On the eleventh day of Christmas, the Dairy Man gave to me: 11 (thousand) sliced tires.
Ten mooing neighbors
Nine essential nutrients
Eight loads of sand
Seven bales of hay
Six stripping shanks
Fiiiiive commodity baaaays
Four milking shells
Three shifts of milking
Two orange tractors
And a twinkly-light-laden faux tree
When we chop corn each year for cow food, DM has two options for storage: ag-bags or silage packs. Ag-bags are easier to seal and maintain; packs are more space efficient. We utilize both methods of storage, but I’m partial to the pack. Maybe it’s because Dairy Man won’t let me climb on the ag-bags. I’m all about storage methods that allow me to scurry around on them like a mountain goat.

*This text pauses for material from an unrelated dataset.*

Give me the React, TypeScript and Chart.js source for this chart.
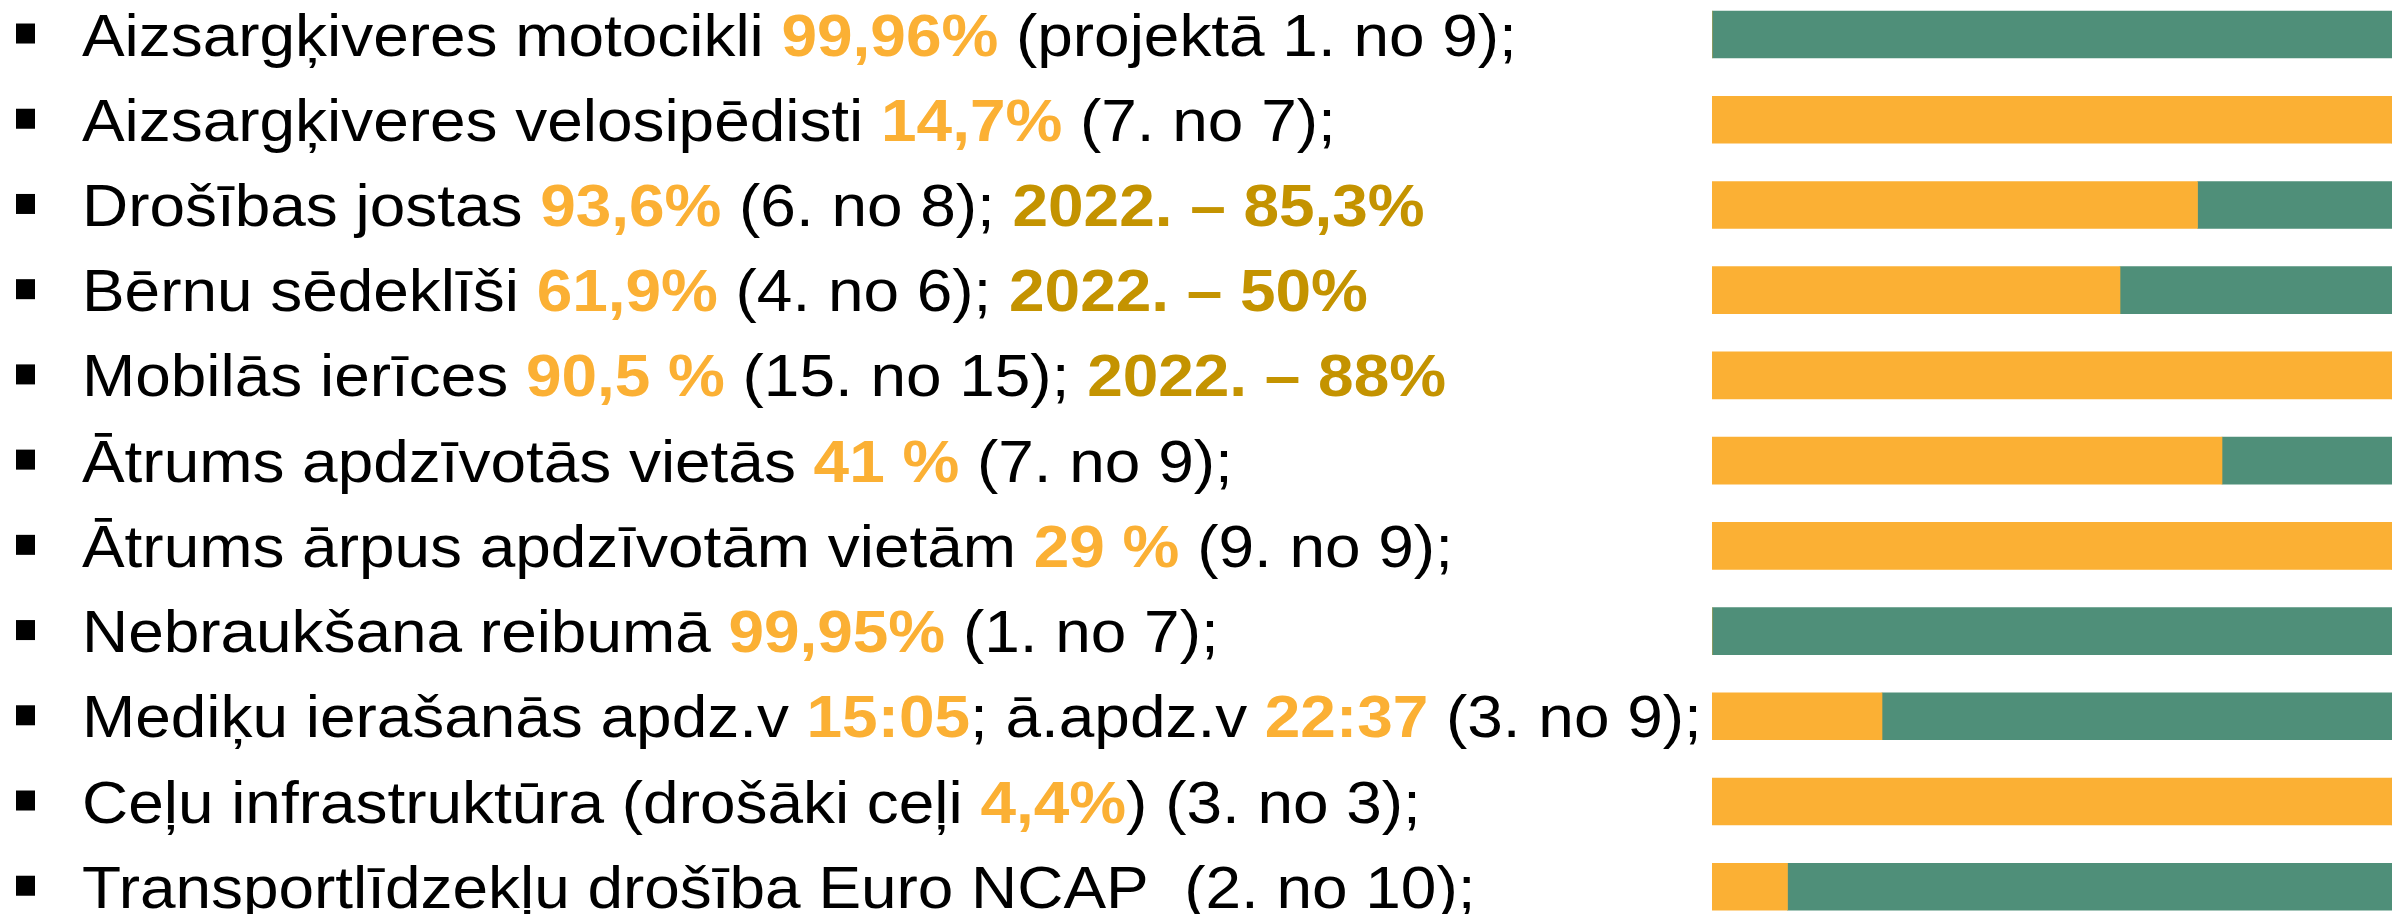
import React, { useEffect, useRef } from "react";
import { Chart, registerables } from "chart.js";

Chart.register(...registerables);

// Row labels (plain text) – rich segments below carry the colouring
const categories = [
  "Aizsargķiveres motocikli 99,96% (projektā 1. no 9);",
  "Aizsargķiveres velosipēdisti 14,7% (7. no 7);",
  "Drošības jostas 93,6% (6. no 8); 2022. – 85,3%",
  "Bērnu sēdeklīši 61,9% (4. no 6); 2022. – 50%",
  "Mobilās ierīces 90,5 % (15. no 15); 2022. – 88%",
  "Ātrums apdzīvotās vietās 41 % (7. no 9);",
  "Ātrums ārpus apdzīvotām vietām 29 % (9. no 9);",
  "Nebraukšana reibumā 99,95% (1. no 7);",
  "Mediķu ierašanās apdz.v 15:05; ā.apdz.v 22:37 (3. no 9);",
  "Ceļu infrastruktūra (drošāki ceļi 4,4%) (3. no 3);",
  "Transportlīdzekļu drošība Euro NCAP  (2. no 10);",
];

// n = normal black, h = bold orange highlight, y = bold dark-gold (2022 values)
const labelParts: [string, string][][] = [
  [["Aizsargķiveres motocikli ", "n"], ["99,96%", "h"], [" (projektā 1. no 9);", "n"]],
  [["Aizsargķiveres velosipēdisti ", "n"], ["14,7%", "h"], [" (7. no 7);", "n"]],
  [["Drošības jostas ", "n"], ["93,6%", "h"], [" (6. no 8); ", "n"], ["2022. – 85,3%", "y"]],
  [["Bērnu sēdeklīši ", "n"], ["61,9%", "h"], [" (4. no 6); ", "n"], ["2022. – 50%", "y"]],
  [["Mobilās ierīces ", "n"], ["90,5 %", "h"], [" (15. no 15); ", "n"], ["2022. – 88%", "y"]],
  [["Ātrums apdzīvotās vietās ", "n"], ["41 %", "h"], [" (7. no 9);", "n"]],
  [["Ātrums ārpus apdzīvotām vietām ", "n"], ["29 %", "h"], [" (9. no 9);", "n"]],
  [["Nebraukšana reibumā ", "n"], ["99,95%", "h"], [" (1. no 7);", "n"]],
  [["Mediķu ierašanās apdz.v ", "n"], ["15:05", "h"], ["; ā.apdz.v ", "n"], ["22:37", "h"], [" (3. no 9);", "n"]],
  [["Ceļu infrastruktūra (drošāki ceļi ", "n"], ["4,4%", "h"], [") (3. no 3);", "n"]],
  [["Transportlīdzekļu drošība Euro NCAP  (2. no 10);", "n"]],
];

// Bar segments (percent of bar length)
const orangeValues = [0, 100, 71.4, 60, 100, 75, 100, 0, 25, 100, 11.1];
const greenValues = [100, 0, 28.6, 40, 0, 25, 0, 100, 75, 0, 88.9];

const ORANGE = "#FBB034";
const GREEN = "#4F8F79";
const GOLD = "#C49300";

const richLabels = {
  id: "richLabels",
  afterDraw(chart: any) {
    const ctx = chart.ctx as CanvasRenderingContext2D;
    const yScale = chart.scales.y;
    ctx.save();
    labelParts.forEach((parts, i) => {
      const yc = yScale.getPixelForValue(i);
      ctx.fillStyle = "#000";
      ctx.fillRect(16, yc - 11, 19, 20);
      ctx.save();
      ctx.translate(82, yc + 21);
      ctx.scale(1.065, 1);
      ctx.textBaseline = "alphabetic";
      let x = 0;
      parts.forEach(([text, kind]) => {
        ctx.font =
          kind === "n"
            ? "60px 'Liberation Sans', Arial, sans-serif"
            : "bold 60px 'Liberation Sans', Arial, sans-serif";
        ctx.fillStyle = kind === "n" ? "#000" : kind === "h" ? ORANGE : GOLD;
        ctx.fillText(text, x, 0);
        x += ctx.measureText(text).width;
      });
      ctx.restore();
    });
    ctx.restore();
  },
};

export default function App() {
  const ref = useRef<HTMLCanvasElement | null>(null);
  useEffect(() => {
    if (!ref.current) return;
    const chart = new Chart(ref.current, {
      type: "bar",
      data: {
        datasets: [
          {
            label: "Vieta",
            data: orangeValues.map((v, i) => ({ x: v, y: i })),
            backgroundColor: ORANGE,
            barThickness: 47,
          },
          {
            label: "Atlikums",
            data: greenValues.map((v, i) => ({ x: v, y: i })),
            backgroundColor: GREEN,
            barThickness: 47,
          },
        ] as any,
      },
      options: {
        indexAxis: "y",
        animation: false,
        responsive: false,
        maintainAspectRatio: false,
        layout: { padding: { left: 1712, right: 5, top: 0, bottom: 0 } },
        plugins: {
          legend: { display: false },
          tooltip: { enabled: false },
        },
        scales: {
          x: { type: "linear", min: 0, max: 100, stacked: true, display: false },
          y: {
            type: "linear",
            reverse: true,
            min: -0.405,
            max: 10.32,
            offset: false,
            stacked: true,
            display: false,
          },
        },
      },
      plugins: [richLabels],
    });
    return () => chart.destroy();
  }, []);
  return (
    <div style={{ position: "fixed", left: 0, top: 0, width: 2397, height: 914, background: "#fff" }}>
      <canvas ref={ref} width={2397} height={914} style={{ display: "block" }} aria-label={categories.join(" | ")} />
    </div>
  );
}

After we’re done building the pack, we cover it with huge sheets of plastic and thousands of sliced tires. Though I enjoy talking about “sliced tires” and imagining them on a pastrami sandwich on rye, DM would prefer I use their proper name: tire sidewalls.
Tire sidewalls are sliced tires used to hold the plastic down on our silage pack, thus preventing oxygen from seeping into the valuable cow food. The slices come from the sides of old semi truck tires. Semi tires suit our purposes better than car tires (or rubber inner tubes, which, I admit, is what I first thought the black circles were when I first saw a silage pack) because they are heavier and cover more surface area per tire. We don’t use full tires because they hold water and are clumsier to handle.
The tires are ultimately tied together with bale twine to keep them from sliding down the pack. It also makes a perfect stairway for MFW mountain goats.
In addition to creating a delightful farm jungle gym, sidewalls are an effective and cheap way to keep our cow food fresh and tasty throughout the year.